В своих комментариях Андрей Могучий подчеркивает, что история «Царской невесты» – вневременная. При этом он не ограничивается уже избитым приемом, когда герои одеты в обычную одежду, а декорации максимально условные. Точнее, и здесь декорации условные, а герои одеты в обычную одежду, но все это работает на несколько смысловых линий. Фольклорный пласт в опере – архаика – деревянные истуканы, лестницы, огромная рыба на заднем плане, вырезанные из дерева собаки. Еще одна собака, точнее, мумифицированная ее голова, на брюхе у Малюты Скуратова, но это скорее от театра абсурда. Исторический пласт (времена Ивана Грозного) – дети в костюмах опричников, крестьян, бояр, и в шапке Мономаха, со скипетром и державой – тоже мальчик. Это, кстати, потрясающая находка: не обойти стороной либретто, но не превращать драму в маскарад. Другие времена (скорее всего сталинские) – хор в серых костюмах. Наши (и, может, будущие) – сами актеры. Они в повседневной одежде, так что иногда актерское и личное смыкается, и кажется, словно не спектакль это, а жизнь.
Здесь – заявленный постановщиками эффект любительского театра, когда спектакль весь собран из подручных средств. Могучий и Исаев элегантно привносят элемент игры в театр. Тут и там проходят рабочие сцены, выносят реквизит, поддерживают лестницы, проходят по сцене с выпиленными из фанеры словами (здесь неподготовленный оперный зритель начинает хихикать – и это, пожалуй, единственный просчет режиссера). Осветитель – вот он, прямо рядом с мечущимся в алкогольном угаре Грязновым, – выхватывает в черноте его долговязую фигуру, отбрасывающую зловещую тень. Часто актеры, не занятые в мизансцене, остаются тут же – на табуретках. Или, как Любаша, выключаются из действия, закрыв лицо ладонями. Или, как в названной уже финальной сцене второго акта, расходятся тут же, как их партии закончились. И, надо сказать, актер, играющий Ивана Лыкова, рутинно спускающийся с лестницы и направляющийся за кулисы, производит не меньшее по силе впечатление, чем каноническая сцена, когда Лыков, еще секунду назад счастливый жених, первым падает на колени перед будущей царицей. На празднике у Собакиных никто не пляшет: все четверо сидят спиной к залу, в нужный момент показываясь (вновь выхваченные светом) зрителю – и Любаше, выглядывающей с высоты «злодейку», что «отняла» у нее Грязнова.

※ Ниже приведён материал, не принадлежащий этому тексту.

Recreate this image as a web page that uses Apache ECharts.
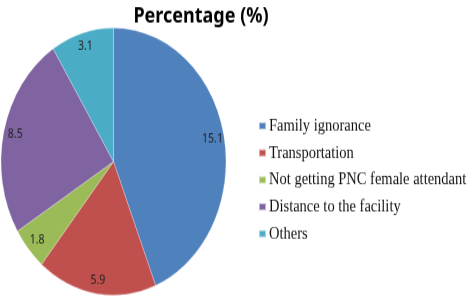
<!DOCTYPE html>
<html>
<head>
<meta charset="utf-8">
<script src="https://cdn.jsdelivr.net/npm/echarts@6/dist/echarts.min.js"></script>
<style>
  html, body { margin: 0; padding: 0; background: #fff; }
  body { width: 472px; height: 297px; overflow: hidden; }
  /* the original picture is stretched vertically, so the whole chart is too */
  #chart { width: 472px; height: 250px; transform: scaleY(1.188); transform-origin: 0 0; }
</style>
</head>
<body>
<div id="chart"></div>
<script>
const categories = ['Family ignorance', 'Transportation', 'Not getting PNC female attendant', 'Distance to the facility', 'Others']
const values = [15.1, 5.9, 1.8, 8.5, 3.1]
const colors = ['#4F81BD', '#C0504D', '#9BBB59', '#8064A2', '#4BACC6']

let pieData = categories.map((name, i) => ({name: name, value: values[i]}))

const R = 112.5
const center = [113.5, 136]

let option = {
  animation: false,
  color: colors,
  title: {
    text: 'Percentage (%)',
    left: 196,
    textAlign: 'center',
    top: 0,
    textStyle: {
      fontFamily: 'Noto Sans',
      fontWeight: 'bold',
      fontSize: 18,
      color: '#000'
    }
  },
  legend: {
    orient: 'vertical',
    left: 253,
    top: 93.5,
    itemWidth: 7,
    itemHeight: 6,
    itemGap: 7.7,
    icon: 'rect',
    data: categories,
    textStyle: {
      fontFamily: '"Liberation Serif", serif',
      fontSize: 14.5,
      lineHeight: 15,
      color: '#111',
      padding: [0, 0, 0, -2]
    }
  },
  series: [
    {
      type: 'pie',
      center: center,
      radius: [0, R],
      startAngle: 90,
      clockwise: true,
      data: pieData,
      label: {show: false},
      labelLine: {show: false},
      itemStyle: {borderColor: 'rgba(255,255,255,0.5)', borderWidth: 0.5},
      emphasis: {disabled: true}
    },
    {
      // transparent ring only used to put the value labels near the rim
      type: 'pie',
      center: center,
      radius: [R * 0.74, R],
      startAngle: 90,
      clockwise: true,
      silent: true,
      data: pieData,
      itemStyle: {color: 'rgba(0,0,0,0)'},
      label: {
        show: true,
        position: 'inside',
        formatter: '{c}',
        fontFamily: 'Noto Sans',
        fontSize: 10.5,
        color: '#222'
      },
      labelLine: {show: false},
      emphasis: {disabled: true}
    }
  ]
}

let chart = echarts.init(document.getElementById('chart'))
chart.setOption(option)
</script>
</body>
</html>
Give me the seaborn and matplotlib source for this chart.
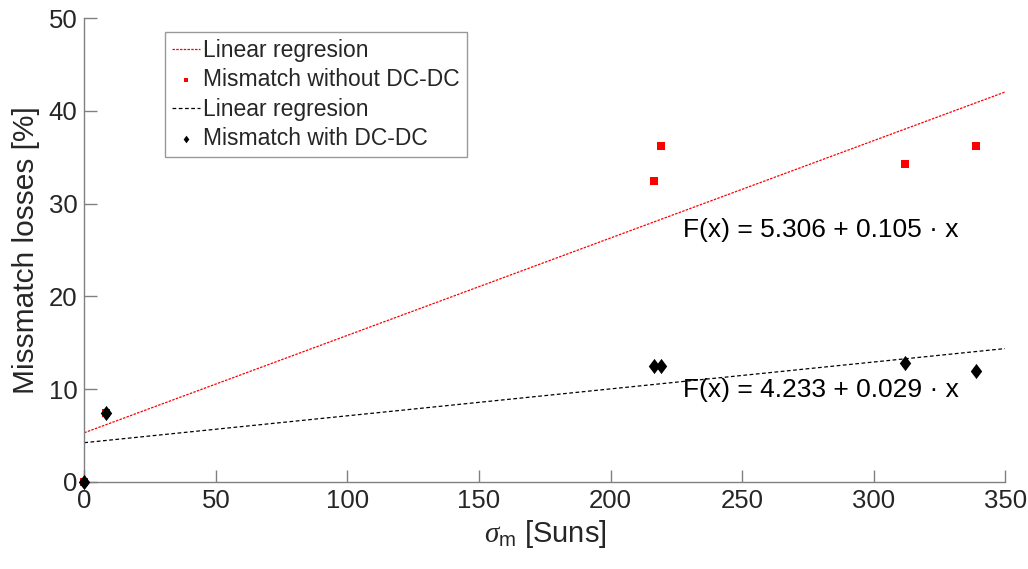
import matplotlib
matplotlib.use("Agg")
import matplotlib.pyplot as plt
import seaborn as sns
import numpy as np
import pandas as pd

sigma_without = [0, 8.4, 216.6, 219.3, 312, 339]
loss_without = [0, 7.4, 32.4, 36.2, 34.3, 36.2]
sigma_with = [0, 8.4, 216.6, 219.3, 312, 339]
loss_with = [0, 7.4, 12.5, 12.5, 12.8, 12.0]
fit_red = (5.306, 0.105)
fit_black = (4.233, 0.029)
fit_x = [0, 350]

sns.set_theme(style="white")
plt.rcParams['font.family'] = ['Liberation Sans', 'DejaVu Sans']
plt.rcParams['mathtext.fontset'] = 'custom'
plt.rcParams['mathtext.rm'] = 'Liberation Sans'
plt.rcParams['mathtext.it'] = 'Liberation Serif:italic'

fig, ax = plt.subplots(figsize=(10.28, 5.69), dpi=100)
fig.subplots_adjust(left=0.082, right=0.978, top=0.968, bottom=0.153)

diamond = [(0, 1), (0.75, 0), (0, -1), (-0.75, 0), (0, 1)]

fx = np.array(fit_x, dtype=float)
df_red_fit = pd.DataFrame({"x": fx, "y": fit_red[0] + fit_red[1] * fx})
df_blk_fit = pd.DataFrame({"x": fx, "y": fit_black[0] + fit_black[1] * fx})
df_red = pd.DataFrame({"x": sigma_without, "y": loss_without})
df_blk = pd.DataFrame({"x": sigma_with, "y": loss_with})

sns.lineplot(data=df_red_fit, x="x", y="y", ax=ax, color="red", lw=0.9,
             linestyle=(0, (2, 1)), label="Linear regresion")
sns.scatterplot(data=df_red, x="x", y="y", ax=ax, color="red", marker="s", s=30,
                edgecolor="red", linewidth=0, label="Mismatch without DC-DC", zorder=3,
                clip_on=False)
sns.lineplot(data=df_blk_fit, x="x", y="y", ax=ax, color="black", lw=0.9,
             linestyle=(0, (3, 2)), label="Linear regresion")
sns.scatterplot(data=df_blk, x="x", y="y", ax=ax, color="black", marker=diamond, s=120,
                edgecolor="black", linewidth=0, label="Mismatch with DC-DC", zorder=4,
                clip_on=False)

ax.set_xlim(0, 350)
ax.set_ylim(0, 50)
ax.set_xticks(range(0, 351, 50))
ax.set_yticks(range(0, 51, 10))
for s in ["top", "right"]:
    ax.spines[s].set_visible(False)
for s in ["left", "bottom"]:
    ax.spines[s].set_color("#808080")
    ax.spines[s].set_linewidth(1.0)
ax.tick_params(direction="in", length=9, width=1, color="#808080",
               labelsize=18.5, labelcolor="#262626", left=True, bottom=True, pad=5)
ax.set_xlabel(r"$\mathit{\sigma}_{\mathrm{m}}$ [Suns]", fontsize=21, color="#262626", labelpad=4)
ax.set_ylabel("Missmatch losses [%]", fontsize=21.5, color="#262626", labelpad=6)

ax.text(227.5, 27.2, "F(x) = 5.306 + 0.105 · x", fontsize=19, va="center", ha="left", color="black")
ax.text(227.5, 9.9, "F(x) = 4.233 + 0.029 · x", fontsize=19, va="center", ha="left", color="black")

leg = ax.legend(loc="upper left", bbox_to_anchor=(0.088, 0.97), fontsize=16.5, frameon=True,
                fancybox=False, edgecolor="#808080", handlelength=1.2, handletextpad=0.15,
                borderpad=0.3, labelspacing=0.28, borderaxespad=0, markerscale=0.5)
leg.get_frame().set_linewidth(1.0)

fig.savefig("out.png", dpi=100)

Дирижер Михаил Татарников берет быстрый темп, с колоссальным внутренним напряжением звучит музыка Римского-Корсакова, даже те фрагменты, что связаны с лирическим, почти блаженным, иконописным образом Марфы.
Оперные артисты у Могучего работают как драматические. Статуарных поз в этом спектакле нет, каждая, даже неподвижная, фигура – «говорящая»: сочувствующая или осуждающая, замершая от напряжения или поникшая от предчувствия беды. Александр Кузнецов, крепкий баритон, играет жестокого опричника Грязнова – когда-то прямолинейного и неукротимого, ныне – терзаемого чувствами; в попытках забыться он, словно наркоман, яростно долбит ножом деревяшку, привязанную жгутами к плечу. Юлия Герцева – статная Любаша, способная испепелить соперницу одним взглядом, – берет больше актерским талантом, заметно уступая партнеру по части вокального мастерства. Марфа в двух составах принципиально разная: черноволосая Светлана Мончак в ситцевом платьишке и блондинка Светлана Москаленко в образе школьницы с двумя косичками; у обеих – по-русски ясный тембр голоса, отличный верхний регистр, что для этой партии самое важное. Звенящий голос Марфы – во втором действии светлый и согревающий, исполненный счастьем встречи, в финале – леденит душу, обнажая страдания невинной жертвы трех человек.